ALL SAINTS DAY, November 1, 2020-“A Cloud of Witnesses”
Father Lawrence Obilor


The Creed of the Church professes the communion of saints as an article of faith. And the Catechism of the Catholic Church calls them “A cloud of witnesses” who left great signs of holiness here on earth and now contemplate God in heaven, and constantly care for those they left here on earth (CCC 2683).
The Church recognises them as heroes and heroines of faith, our heavenly mediators and the instruments that God uses to work miracles in our daily lives. Just as the staff of Moses (Ex. 4; 14; Nb. 20), the bones of the prophet Elisha (II Kgs 13:21), the towel of Paul (Acts: 19:12) and the shadow of Peter (Acts 5:15), the relics and the objects of holy men and women serve great purposes in the Church’s invocation of their intercession.

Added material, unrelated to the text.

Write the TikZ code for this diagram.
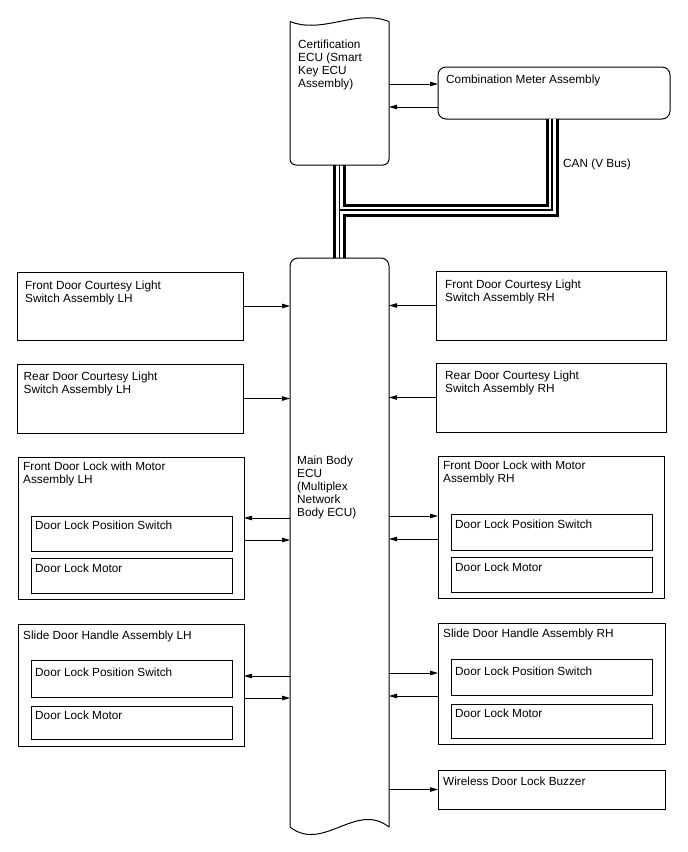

For Roman Catholics, the Orthodox, and to some extent, the Anglicans, “All Saints Day” is a day, not only to remember the saints and to thank God for them, but also to pray for their help. It is, as well, a day to glorify Jesus Christ, who by his holy life and death has made the saints holy. This feast offers a challenge to each one of us: anybody can, with the grace of God, become a saint, regardless of his or her age, lifestyle or living conditions. St. Augustine accepted this challenge when he asked the question: “Si iste et ista, cur non ego?” (If he and she can become saints, why can’t I?) Fr. Anthony Kadavil).

Almighty and ever-living God, increase our faith, hope and charity, and make us love what you command, so that we may merit what you promise. Through our Lord Jesus Christ Your Son who lives and reigns with You in the unity of the Holy Spirit, One God for ever and ever.  Amen.